Nexon’s Blue Archive, an anime-style role-playing game, immediately stole the hearts of anime fans after its February release in Japan, even ranking as the most popular game on both Google Play and App Store.
Perhaps the game’s success was a predestined one, considering it was developed by Kim Yong-ha, a producer at Nexon known to be a hardcore anime fan himself.
Set for a global launch next month, Blue Archive is a subculture mobile game in which players take on the role as a female academy teacher who teams up with female students to solve mysteries around town, taking down enemies with rifles along the way.
The creation of rifle-toting anime girls was exactly what producer Kim had intended. His love for subculture is portrayed in the name of his studio, MX, which is a combination of two words, “moe” and “Xcom.”
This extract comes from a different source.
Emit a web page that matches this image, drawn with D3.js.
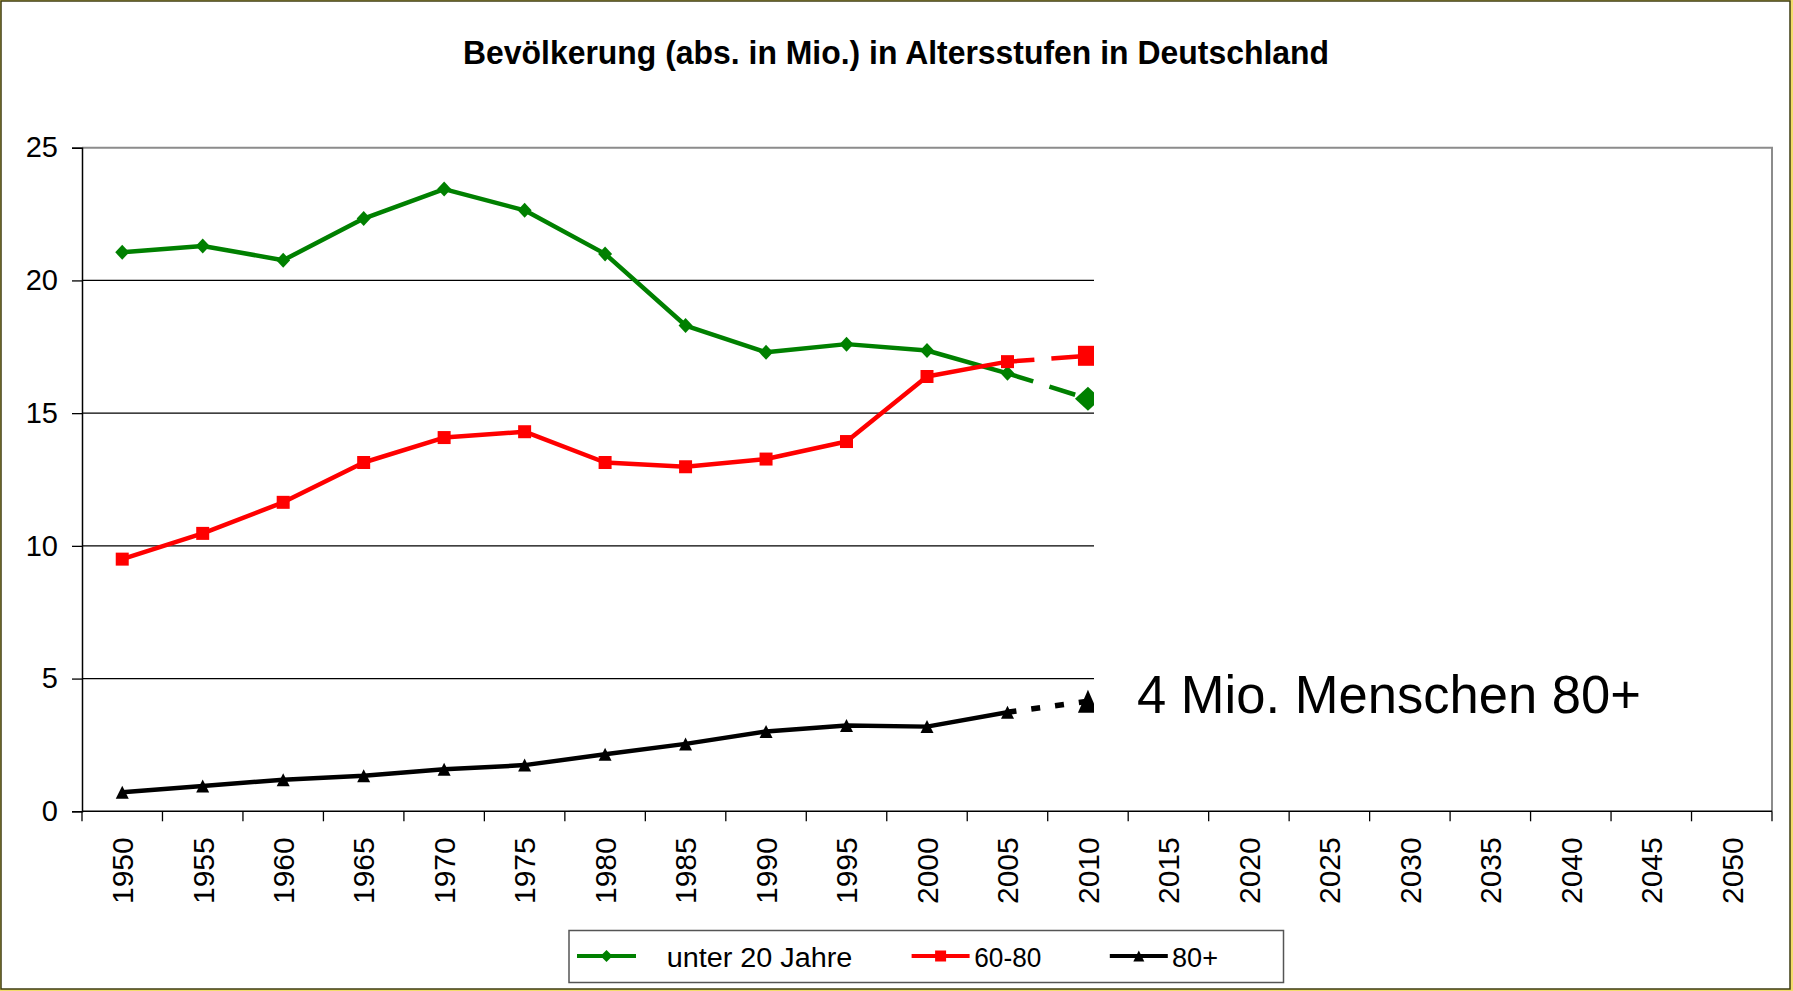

Moe is a Japanese slang that refers to affection or protectiveness one feels towards characters’ -- usually female -- innocence and vulnerability in an idealized way. Xcom is the name of a game in which players are tasked with fending off a global alien invasion.
According to Kim, the main concept of Blue Archive, from the very early stages of development, was to have beautiful girls engage in combat using their surroundings.
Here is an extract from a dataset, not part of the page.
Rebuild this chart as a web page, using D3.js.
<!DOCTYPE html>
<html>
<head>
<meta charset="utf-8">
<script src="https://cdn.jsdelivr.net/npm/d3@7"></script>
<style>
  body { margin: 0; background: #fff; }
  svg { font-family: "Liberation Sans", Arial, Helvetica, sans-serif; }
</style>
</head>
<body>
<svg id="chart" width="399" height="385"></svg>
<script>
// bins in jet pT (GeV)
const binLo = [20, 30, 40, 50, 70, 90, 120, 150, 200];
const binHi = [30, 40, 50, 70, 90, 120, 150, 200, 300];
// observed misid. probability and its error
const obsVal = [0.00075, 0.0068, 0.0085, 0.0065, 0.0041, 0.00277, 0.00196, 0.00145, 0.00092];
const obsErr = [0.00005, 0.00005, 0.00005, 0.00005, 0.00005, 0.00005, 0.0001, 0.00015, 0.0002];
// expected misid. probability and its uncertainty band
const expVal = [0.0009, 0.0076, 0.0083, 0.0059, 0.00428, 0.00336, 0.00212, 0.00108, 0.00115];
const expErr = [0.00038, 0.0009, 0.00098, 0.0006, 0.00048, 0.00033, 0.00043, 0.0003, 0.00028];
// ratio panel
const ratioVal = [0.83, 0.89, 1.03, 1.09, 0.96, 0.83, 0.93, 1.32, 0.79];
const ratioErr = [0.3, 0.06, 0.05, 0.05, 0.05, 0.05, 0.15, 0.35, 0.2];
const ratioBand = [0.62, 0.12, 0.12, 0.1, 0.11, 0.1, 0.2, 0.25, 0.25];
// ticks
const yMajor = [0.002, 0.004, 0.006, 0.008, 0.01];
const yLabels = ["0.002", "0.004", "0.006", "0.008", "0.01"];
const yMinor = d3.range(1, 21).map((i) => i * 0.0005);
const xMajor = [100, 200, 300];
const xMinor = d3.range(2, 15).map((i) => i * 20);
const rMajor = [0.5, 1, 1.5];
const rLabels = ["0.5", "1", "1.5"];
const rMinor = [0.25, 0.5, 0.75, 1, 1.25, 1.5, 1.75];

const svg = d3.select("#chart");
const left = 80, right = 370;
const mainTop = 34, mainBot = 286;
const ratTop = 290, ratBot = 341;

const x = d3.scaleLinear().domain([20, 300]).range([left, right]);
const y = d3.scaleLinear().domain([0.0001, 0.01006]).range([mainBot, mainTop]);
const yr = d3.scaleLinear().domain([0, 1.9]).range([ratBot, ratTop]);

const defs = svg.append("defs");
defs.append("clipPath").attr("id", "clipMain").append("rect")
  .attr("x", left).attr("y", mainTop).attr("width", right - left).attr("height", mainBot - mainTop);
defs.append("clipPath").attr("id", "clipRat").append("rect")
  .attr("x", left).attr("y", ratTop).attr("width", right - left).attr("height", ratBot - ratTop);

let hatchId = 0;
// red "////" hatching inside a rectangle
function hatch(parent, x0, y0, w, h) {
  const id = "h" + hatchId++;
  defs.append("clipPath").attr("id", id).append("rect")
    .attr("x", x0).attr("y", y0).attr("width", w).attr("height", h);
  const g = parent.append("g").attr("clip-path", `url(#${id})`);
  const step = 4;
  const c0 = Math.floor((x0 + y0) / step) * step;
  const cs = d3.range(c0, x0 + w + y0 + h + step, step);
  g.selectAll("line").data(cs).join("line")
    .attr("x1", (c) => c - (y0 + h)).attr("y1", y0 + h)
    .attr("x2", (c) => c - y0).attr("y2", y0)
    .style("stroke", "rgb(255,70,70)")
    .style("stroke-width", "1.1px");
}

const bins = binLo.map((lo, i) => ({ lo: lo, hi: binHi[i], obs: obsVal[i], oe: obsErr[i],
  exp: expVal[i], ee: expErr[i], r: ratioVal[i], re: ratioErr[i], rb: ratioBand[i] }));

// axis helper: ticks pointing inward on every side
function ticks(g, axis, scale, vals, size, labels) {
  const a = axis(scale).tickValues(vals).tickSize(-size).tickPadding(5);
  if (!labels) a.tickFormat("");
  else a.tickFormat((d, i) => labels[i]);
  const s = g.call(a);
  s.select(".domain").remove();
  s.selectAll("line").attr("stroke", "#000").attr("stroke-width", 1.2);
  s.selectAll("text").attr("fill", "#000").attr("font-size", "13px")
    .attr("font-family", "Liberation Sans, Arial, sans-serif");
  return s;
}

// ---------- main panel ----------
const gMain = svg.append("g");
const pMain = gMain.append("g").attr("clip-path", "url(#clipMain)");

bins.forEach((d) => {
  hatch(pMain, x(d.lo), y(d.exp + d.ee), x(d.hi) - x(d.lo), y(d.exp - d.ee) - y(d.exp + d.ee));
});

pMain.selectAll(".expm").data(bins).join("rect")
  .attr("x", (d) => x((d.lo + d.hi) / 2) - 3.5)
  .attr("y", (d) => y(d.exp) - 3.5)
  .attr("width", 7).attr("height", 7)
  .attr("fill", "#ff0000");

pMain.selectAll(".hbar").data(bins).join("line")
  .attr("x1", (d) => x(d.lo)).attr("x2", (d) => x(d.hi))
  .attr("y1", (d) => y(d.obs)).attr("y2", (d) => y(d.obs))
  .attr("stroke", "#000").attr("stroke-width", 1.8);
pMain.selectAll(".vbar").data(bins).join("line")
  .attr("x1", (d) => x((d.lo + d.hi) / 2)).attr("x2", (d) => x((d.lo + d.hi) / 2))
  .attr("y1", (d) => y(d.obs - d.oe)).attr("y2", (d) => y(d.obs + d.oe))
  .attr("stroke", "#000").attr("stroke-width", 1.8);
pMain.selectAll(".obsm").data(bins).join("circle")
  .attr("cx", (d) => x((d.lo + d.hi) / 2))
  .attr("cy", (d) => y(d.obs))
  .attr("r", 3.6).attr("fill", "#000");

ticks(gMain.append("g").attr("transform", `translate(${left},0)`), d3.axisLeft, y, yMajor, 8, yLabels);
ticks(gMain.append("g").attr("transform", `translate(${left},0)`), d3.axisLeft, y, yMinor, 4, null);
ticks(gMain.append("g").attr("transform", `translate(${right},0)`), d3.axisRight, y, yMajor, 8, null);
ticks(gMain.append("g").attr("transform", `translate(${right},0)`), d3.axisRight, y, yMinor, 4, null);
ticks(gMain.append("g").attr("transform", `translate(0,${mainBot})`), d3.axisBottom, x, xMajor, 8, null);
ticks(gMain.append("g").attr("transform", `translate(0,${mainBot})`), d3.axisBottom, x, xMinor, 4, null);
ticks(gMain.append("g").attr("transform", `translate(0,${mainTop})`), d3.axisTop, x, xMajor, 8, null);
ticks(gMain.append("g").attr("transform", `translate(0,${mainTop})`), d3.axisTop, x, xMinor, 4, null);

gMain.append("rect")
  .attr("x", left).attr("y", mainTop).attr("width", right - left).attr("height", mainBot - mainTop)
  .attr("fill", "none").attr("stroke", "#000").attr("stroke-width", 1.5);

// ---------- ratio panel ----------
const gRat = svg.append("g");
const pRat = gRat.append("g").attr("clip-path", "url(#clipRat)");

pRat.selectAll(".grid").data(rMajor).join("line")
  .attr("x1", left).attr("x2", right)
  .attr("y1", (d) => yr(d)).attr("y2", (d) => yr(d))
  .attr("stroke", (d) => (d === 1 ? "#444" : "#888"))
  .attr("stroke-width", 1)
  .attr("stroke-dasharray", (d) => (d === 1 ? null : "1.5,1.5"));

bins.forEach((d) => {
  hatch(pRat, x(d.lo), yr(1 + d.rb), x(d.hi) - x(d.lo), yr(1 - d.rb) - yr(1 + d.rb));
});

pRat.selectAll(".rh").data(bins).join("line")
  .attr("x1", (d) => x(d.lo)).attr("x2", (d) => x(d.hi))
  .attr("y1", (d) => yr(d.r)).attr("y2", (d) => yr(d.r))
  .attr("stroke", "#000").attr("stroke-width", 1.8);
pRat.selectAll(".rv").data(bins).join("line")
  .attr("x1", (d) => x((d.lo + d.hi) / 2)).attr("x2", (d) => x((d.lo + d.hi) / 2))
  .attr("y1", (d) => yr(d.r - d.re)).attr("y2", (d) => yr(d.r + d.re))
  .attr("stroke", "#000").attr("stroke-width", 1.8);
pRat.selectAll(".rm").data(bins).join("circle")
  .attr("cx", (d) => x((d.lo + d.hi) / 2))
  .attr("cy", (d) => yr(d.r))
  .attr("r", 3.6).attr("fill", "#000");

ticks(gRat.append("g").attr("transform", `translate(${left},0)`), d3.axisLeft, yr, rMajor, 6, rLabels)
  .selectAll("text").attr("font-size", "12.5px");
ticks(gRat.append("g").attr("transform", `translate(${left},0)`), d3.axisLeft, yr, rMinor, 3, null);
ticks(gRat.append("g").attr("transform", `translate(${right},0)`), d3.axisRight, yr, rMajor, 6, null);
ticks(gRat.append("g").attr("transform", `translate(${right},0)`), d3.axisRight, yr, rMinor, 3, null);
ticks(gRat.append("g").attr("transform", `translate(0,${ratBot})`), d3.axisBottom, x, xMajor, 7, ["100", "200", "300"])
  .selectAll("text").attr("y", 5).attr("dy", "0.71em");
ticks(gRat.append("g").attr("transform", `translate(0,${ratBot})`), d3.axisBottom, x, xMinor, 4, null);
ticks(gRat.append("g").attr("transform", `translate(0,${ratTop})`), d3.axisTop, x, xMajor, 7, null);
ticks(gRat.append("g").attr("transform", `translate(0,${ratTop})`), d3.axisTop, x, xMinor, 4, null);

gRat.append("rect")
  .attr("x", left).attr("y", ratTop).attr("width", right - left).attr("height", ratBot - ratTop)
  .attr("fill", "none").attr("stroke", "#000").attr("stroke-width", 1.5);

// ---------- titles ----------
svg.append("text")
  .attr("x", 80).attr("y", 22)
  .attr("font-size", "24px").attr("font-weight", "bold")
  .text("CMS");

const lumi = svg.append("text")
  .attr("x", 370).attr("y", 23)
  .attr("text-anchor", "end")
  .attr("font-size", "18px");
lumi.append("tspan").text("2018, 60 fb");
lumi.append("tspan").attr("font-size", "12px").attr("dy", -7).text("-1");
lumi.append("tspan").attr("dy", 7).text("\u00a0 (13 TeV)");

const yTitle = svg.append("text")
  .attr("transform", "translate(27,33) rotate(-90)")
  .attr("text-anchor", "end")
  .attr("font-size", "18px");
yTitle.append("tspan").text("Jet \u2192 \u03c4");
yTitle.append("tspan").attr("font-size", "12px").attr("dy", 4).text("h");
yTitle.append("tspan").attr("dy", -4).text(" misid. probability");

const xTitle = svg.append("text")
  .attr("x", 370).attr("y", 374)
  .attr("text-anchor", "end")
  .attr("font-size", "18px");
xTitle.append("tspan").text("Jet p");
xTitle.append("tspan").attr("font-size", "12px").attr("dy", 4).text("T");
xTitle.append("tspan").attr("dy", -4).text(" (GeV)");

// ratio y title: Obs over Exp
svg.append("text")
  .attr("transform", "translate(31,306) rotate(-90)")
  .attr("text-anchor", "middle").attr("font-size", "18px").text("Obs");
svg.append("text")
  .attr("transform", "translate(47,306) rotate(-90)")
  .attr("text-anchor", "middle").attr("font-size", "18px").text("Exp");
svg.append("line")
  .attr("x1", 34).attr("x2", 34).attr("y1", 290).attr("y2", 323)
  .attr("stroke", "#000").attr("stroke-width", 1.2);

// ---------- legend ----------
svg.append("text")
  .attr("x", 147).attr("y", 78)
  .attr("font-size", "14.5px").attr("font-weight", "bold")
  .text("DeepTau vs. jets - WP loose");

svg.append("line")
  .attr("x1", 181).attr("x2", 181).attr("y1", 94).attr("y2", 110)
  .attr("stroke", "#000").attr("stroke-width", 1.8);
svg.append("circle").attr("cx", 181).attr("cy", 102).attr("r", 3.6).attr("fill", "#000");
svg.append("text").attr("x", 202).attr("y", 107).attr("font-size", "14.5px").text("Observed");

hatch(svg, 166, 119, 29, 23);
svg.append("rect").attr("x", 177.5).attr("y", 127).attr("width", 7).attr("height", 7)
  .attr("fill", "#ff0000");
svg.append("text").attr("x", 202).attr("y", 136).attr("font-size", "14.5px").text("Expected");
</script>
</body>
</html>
To meet the high standards of Japanese anime fans, MX’s scenario writer, art director and team members equipped themselves with in-depth knowledge on anime and guns, Kim said.
Blue Archive’s distinct worldview combined with academy and military elements has drawn immense attention from home and abroad. Just one day after preregistration began on Oct. 14, more than 500,000 global users had signed up ahead of the game’s release next month.